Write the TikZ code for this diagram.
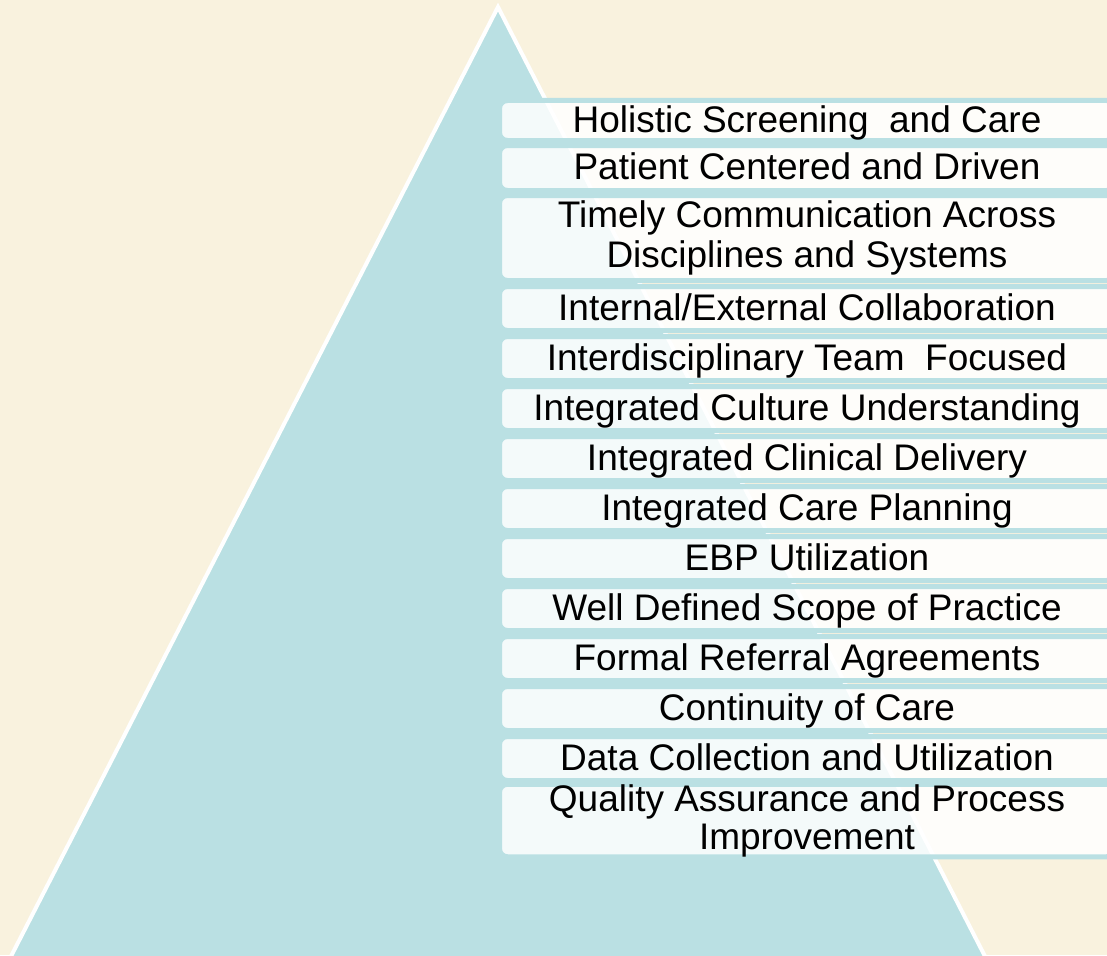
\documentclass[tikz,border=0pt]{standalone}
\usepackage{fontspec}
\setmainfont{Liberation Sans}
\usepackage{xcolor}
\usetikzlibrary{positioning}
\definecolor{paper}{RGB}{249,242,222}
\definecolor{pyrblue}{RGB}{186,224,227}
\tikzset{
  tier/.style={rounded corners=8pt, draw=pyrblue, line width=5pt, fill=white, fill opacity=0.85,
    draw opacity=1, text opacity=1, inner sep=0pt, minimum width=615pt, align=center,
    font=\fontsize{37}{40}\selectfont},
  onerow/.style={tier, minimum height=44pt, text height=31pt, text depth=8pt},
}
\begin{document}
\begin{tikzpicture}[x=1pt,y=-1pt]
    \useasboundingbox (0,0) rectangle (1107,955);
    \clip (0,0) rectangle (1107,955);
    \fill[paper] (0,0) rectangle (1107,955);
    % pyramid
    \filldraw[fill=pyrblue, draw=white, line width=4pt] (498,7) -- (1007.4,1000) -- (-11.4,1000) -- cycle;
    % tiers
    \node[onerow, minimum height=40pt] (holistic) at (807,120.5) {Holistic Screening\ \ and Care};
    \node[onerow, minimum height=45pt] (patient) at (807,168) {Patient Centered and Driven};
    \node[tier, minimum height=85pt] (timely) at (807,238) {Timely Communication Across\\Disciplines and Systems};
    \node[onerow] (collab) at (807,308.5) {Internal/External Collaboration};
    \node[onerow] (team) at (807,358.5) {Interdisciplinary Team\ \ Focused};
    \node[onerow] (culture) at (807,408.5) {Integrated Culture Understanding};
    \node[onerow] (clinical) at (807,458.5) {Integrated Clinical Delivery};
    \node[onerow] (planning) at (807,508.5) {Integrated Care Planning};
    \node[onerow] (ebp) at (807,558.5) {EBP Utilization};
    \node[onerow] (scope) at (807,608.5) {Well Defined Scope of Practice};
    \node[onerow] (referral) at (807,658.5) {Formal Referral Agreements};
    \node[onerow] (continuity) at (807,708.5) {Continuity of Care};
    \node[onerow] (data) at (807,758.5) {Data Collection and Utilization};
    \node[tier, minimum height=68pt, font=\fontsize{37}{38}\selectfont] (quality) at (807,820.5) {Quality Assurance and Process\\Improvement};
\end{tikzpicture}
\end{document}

-----

PROBLEM REQUIREMENTS: Repeat verbatim all the material, but not the pictures.

TASK ANSWER:
Write the TikZ code for this diagram.
\documentclass[tikz,border=0pt]{standalone}
\usepackage{fontspec}
\setmainfont{Liberation Sans}
\usepackage{xcolor}
\usetikzlibrary{positioning}
\definecolor{paper}{RGB}{249,242,222}
\definecolor{pyrblue}{RGB}{186,224,227}
\tikzset{
  tier/.style={rounded corners=8pt, draw=pyrblue, line width=5pt, fill=white, fill opacity=0.85,
    draw opacity=1, text opacity=1, inner sep=0pt, minimum width=615pt, align=center,
    font=\fontsize{37}{40}\selectfont},
  onerow/.style={tier, minimum height=44pt, text height=31pt, text depth=8pt},
}
\begin{document}
\begin{tikzpicture}[x=1pt,y=-1pt]
    \useasboundingbox (0,0) rectangle (1107,955);
    \clip (0,0) rectangle (1107,955);
    \fill[paper] (0,0) rectangle (1107,955);
    % pyramid
    \filldraw[fill=pyrblue, draw=white, line width=4pt] (498,7) -- (1007.4,1000) -- (-11.4,1000) -- cycle;
    % tiers
    \node[onerow, minimum height=40pt] (holistic) at (807,120.5) {Holistic Screening\ \ and Care};
    \node[onerow, minimum height=45pt] (patient) at (807,168) {Patient Centered and Driven};
    \node[tier, minimum height=85pt] (timely) at (807,238) {Timely Communication Across\\Disciplines and Systems};
    \node[onerow] (collab) at (807,308.5) {Internal/External Collaboration};
    \node[onerow] (team) at (807,358.5) {Interdisciplinary Team\ \ Focused};
    \node[onerow] (culture) at (807,408.5) {Integrated Culture Understanding};
    \node[onerow] (clinical) at (807,458.5) {Integrated Clinical Delivery};
    \node[onerow] (planning) at (807,508.5) {Integrated Care Planning};
    \node[onerow] (ebp) at (807,558.5) {EBP Utilization};
    \node[onerow] (scope) at (807,608.5) {Well Defined Scope of Practice};
    \node[onerow] (referral) at (807,658.5) {Formal Referral Agreements};
    \node[onerow] (continuity) at (807,708.5) {Continuity of Care};
    \node[onerow] (data) at (807,758.5) {Data Collection and Utilization};
    \node[tier, minimum height=68pt, font=\fontsize{37}{38}\selectfont] (quality) at (807,820.5) {Quality Assurance and Process\\Improvement};
\end{tikzpicture}
\end{document}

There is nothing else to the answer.